Изменить размер шрифта - +
Домой ей было пока нельзя, потому что… ну, например, она должна оказать большую услугу британской короне, это очень важно… Галиматью, которую Штейнбок приводил в качестве аргумента, Алиса обычно выслушивала с выражением понимания, после чего и начинались монологи, которые фиксировала видеокамера. На этот раз, однако, что-то было в ее интонации, заставившее доктора отказаться от ставшей уже привычной фразы. Он давно научился чутко реагировать на малейшие изменения в настроении своих подопечных, на любую возможность проникнуть в глубину подсознания, понять, изменить…

— Сегодня, — сказал он. Почему? Он не знал. Это был обычный день, ничем не отличавшийся от прочих. — Сегодня ты вернешься домой, Алиса. Ты вернешься, а я останусь, и мне будет грустно и одиноко, потому что…

Он заставил себя прерваться, чуть ли не пальцами защемил себе губы, потому что слова, которые он собрался произнести, были не просто глупыми, они были с медицинской точки зрения недопустимыми, минуту назад ему и в голову не пришло бы сказать нечто подобное, но утро было поистине странным — не для всех, только для них двоих, сидевших друг против друга и соединенных невидимой лентой.

— Да? — радостно произнесла Алиса и даже наклонилась через стол. — Домой? Как хорошо!

И тут же нахмурилась, настроения у нее менялись с калейдоскопической быстротой:

— Господи, как плохо! Я хочу сказать, сэр, что вам тут будет, наверно, одиноко… Я… мне…

Она запиналась, как ученица, не выучившая урока. Почему он сказал, что сегодня она вернется домой? Как она может вернуться куда бы то ни было, кроме как в собственное душевное безвременье, передав управление сознанием Эндрю Пенроуз, которую ему хотелось видеть меньше всего на свете?

— Вам будет одиноко, — сказала она, — потому что вы меня любите, верно?

Он должен был ответить?

Штейнбок сглотнул подступивший к горлу комок и, помедлив, сказал не то, что должен был говорить по всем канонам обращения с больными, а то, что говорить был не должен, не имел права, не хотел, не собирался, еще минуту назад ему бы и в голову не пришло произнести нечто подобное:

— Да, Алиса. я полюбил тебя сразу, когда увидел…
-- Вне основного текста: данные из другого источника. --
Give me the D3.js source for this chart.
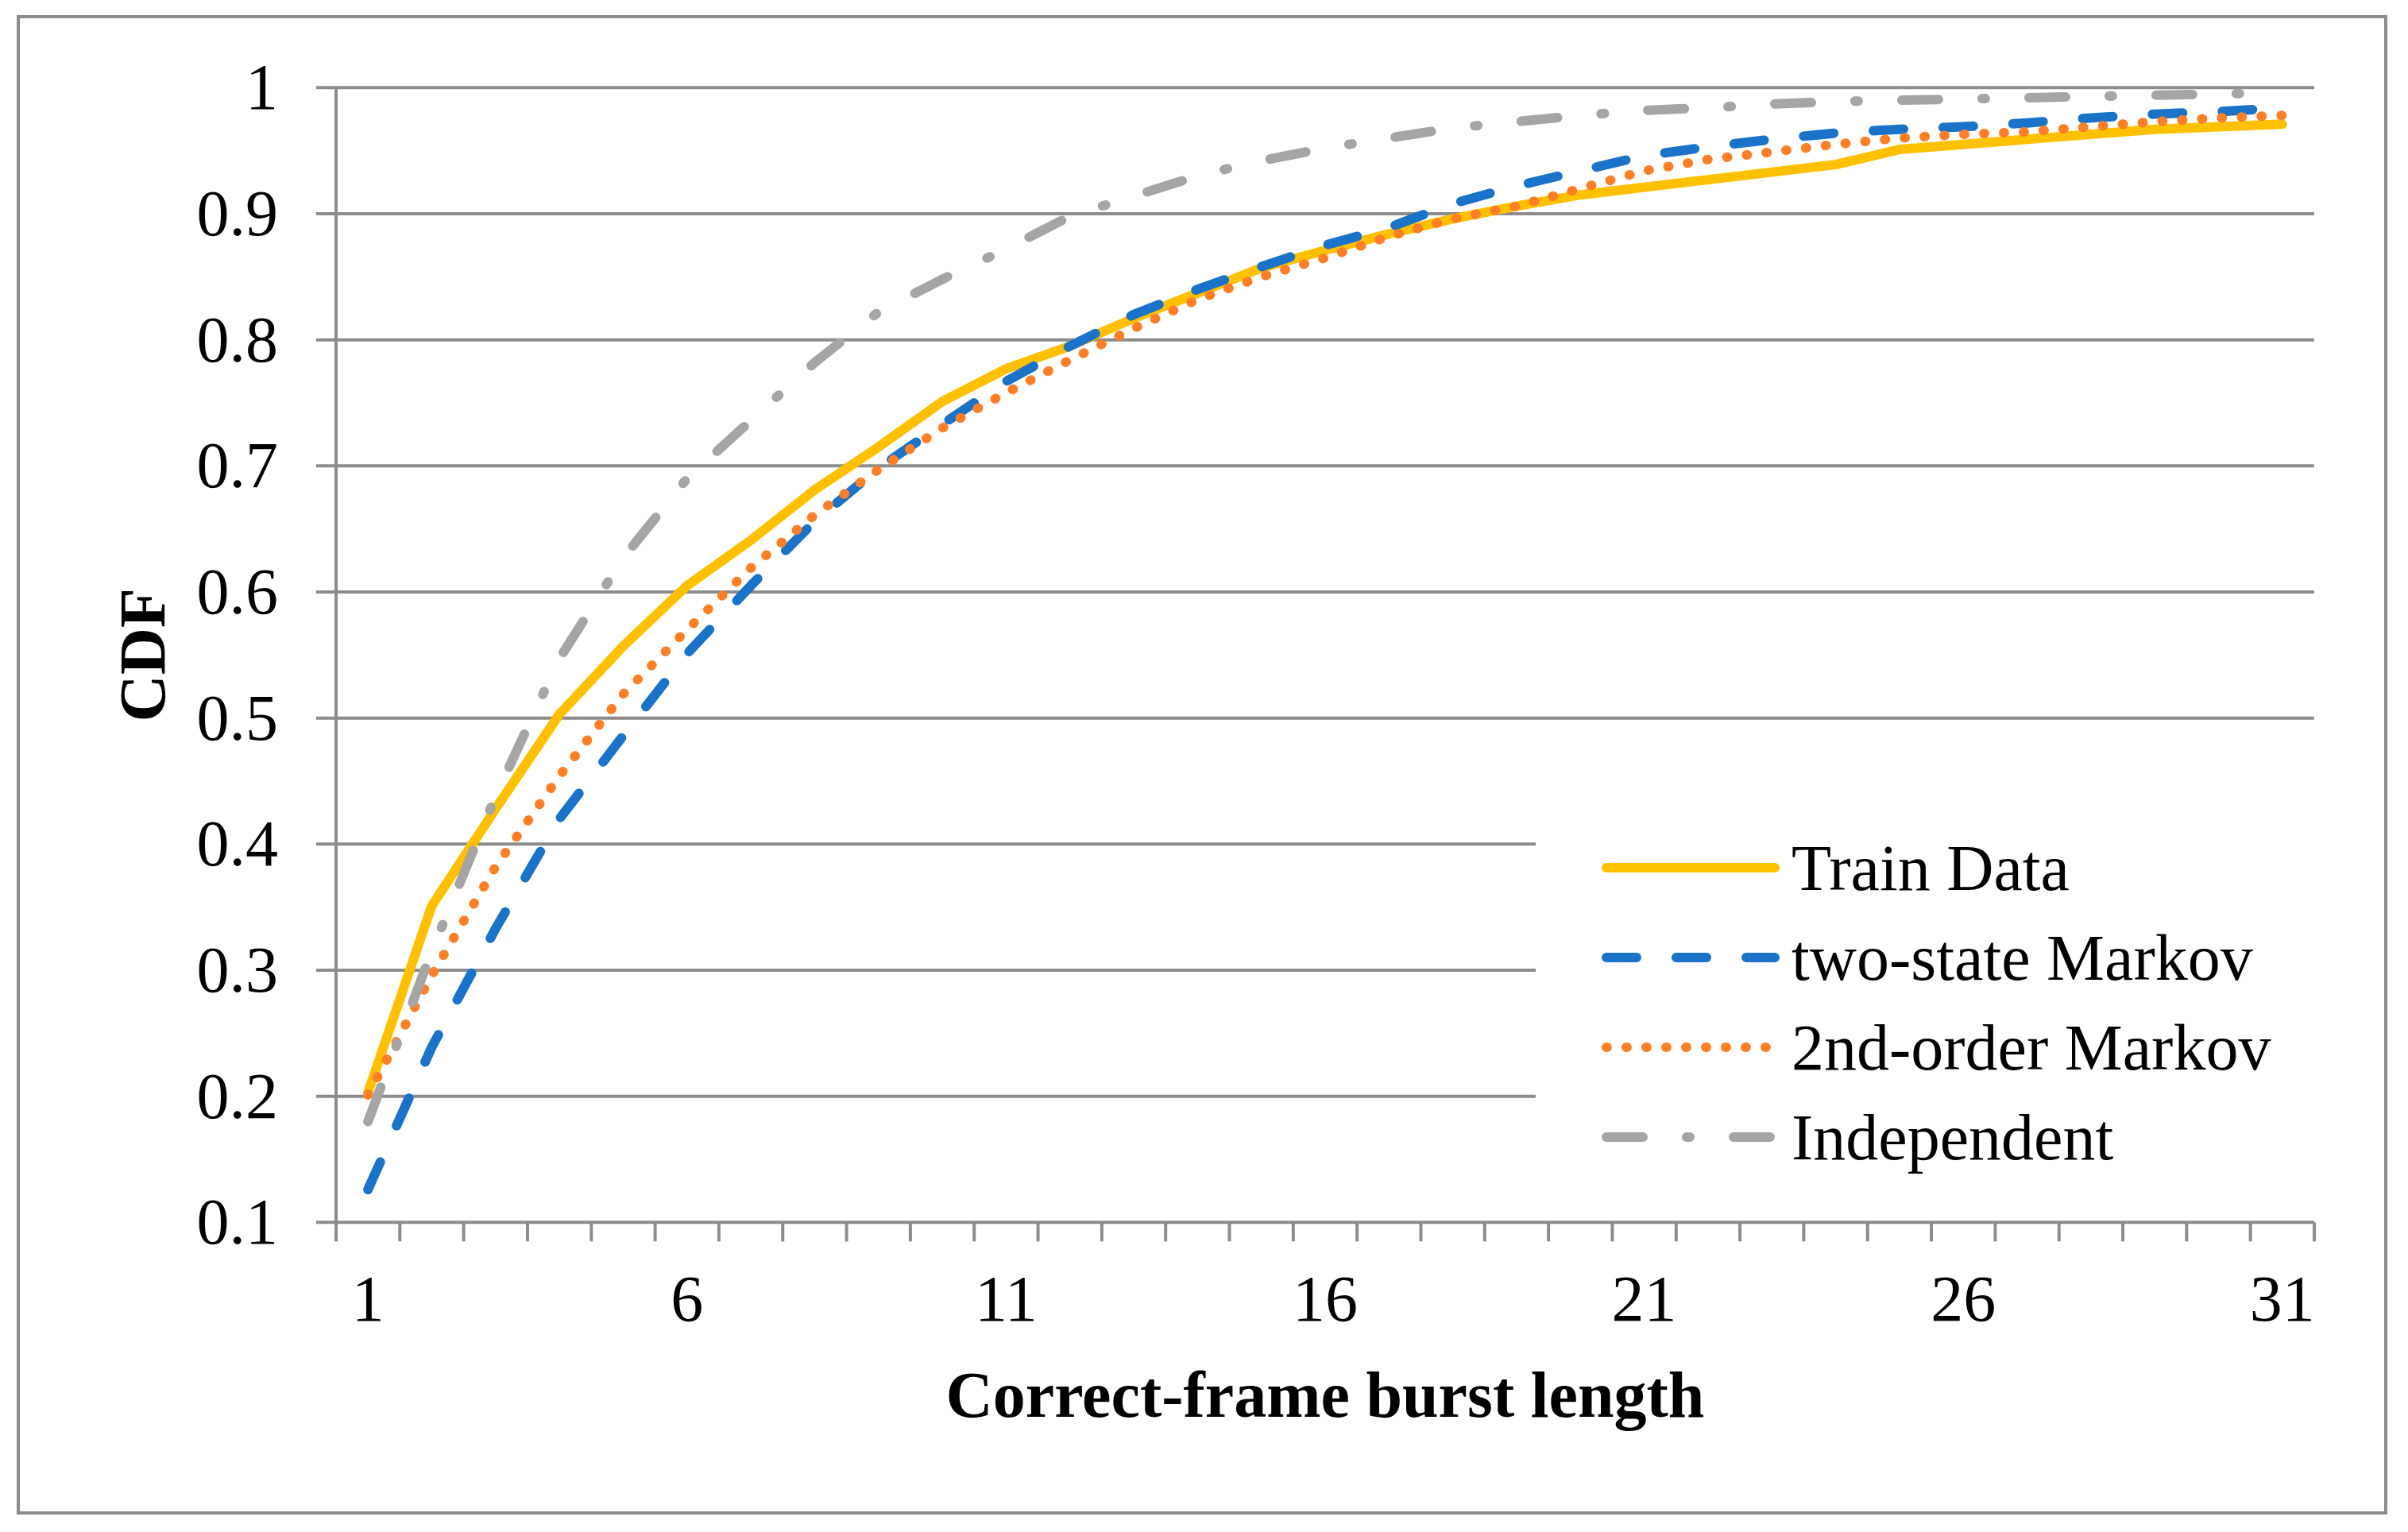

И только произнеся эти слова вслух, понял, что сказал истинную правду, точную, как показания хронометра.

— Вы меня действительно любите? — сказала Алиса и улыбнулась. Глаза ее стали еще более голубыми, чем прежде, если это вообще было возможно. Щеки вспыхнули румянцем — не смущением, как можно было ожидать от молоденькой девушки, а удовольствием, испытанным уже не раз взрослой женщиной, но все равно желанным, как всегда бывает желанным восход солнца, хотя повторяемость этого явления и его нудная привычность могут, наверно, кого-то довести и до нервного истощения. Штейнбок вспомнил случай из своей практики, это было лет десять назад, в истории болезни пациента (мужчины лет сорока) он записал "фобия солнечного восхода", и теперь, глядя в глаза этой девочки-женщины, вспомнил тот случай и улыбнулся в ответ, и стало ему почему-то легко, он потянулся через стол и погладил Алису по щеке, совершенно забыв, что камера этот жест непременно зафиксирует, и придется потом объяснять Джейдену, что за метод он применил в его отсутствие.

— Правда-правда, — сказал Штейнбок. — Мне никогда не встречались такие…

Ему хотелось придумать единственное и точное определение, потому что и эта женщина была на самом деле единственной…

Господи, как глупо. Чьи глаза смотрели на него и верили каждому слову? Глаза Эндрю Пенроуз? Или Алисы Лидделл?

— Я, — она потупилась, пальцы ее нервно затеребили поясок на платье. — Вы…

— Меня зовут Йонатан…

— Да, знаю, Йонатан… Это библейское имя?

И неожиданно, стрельнув в него глазами:

— Мне вы тоже сразу понравились, Йонатан.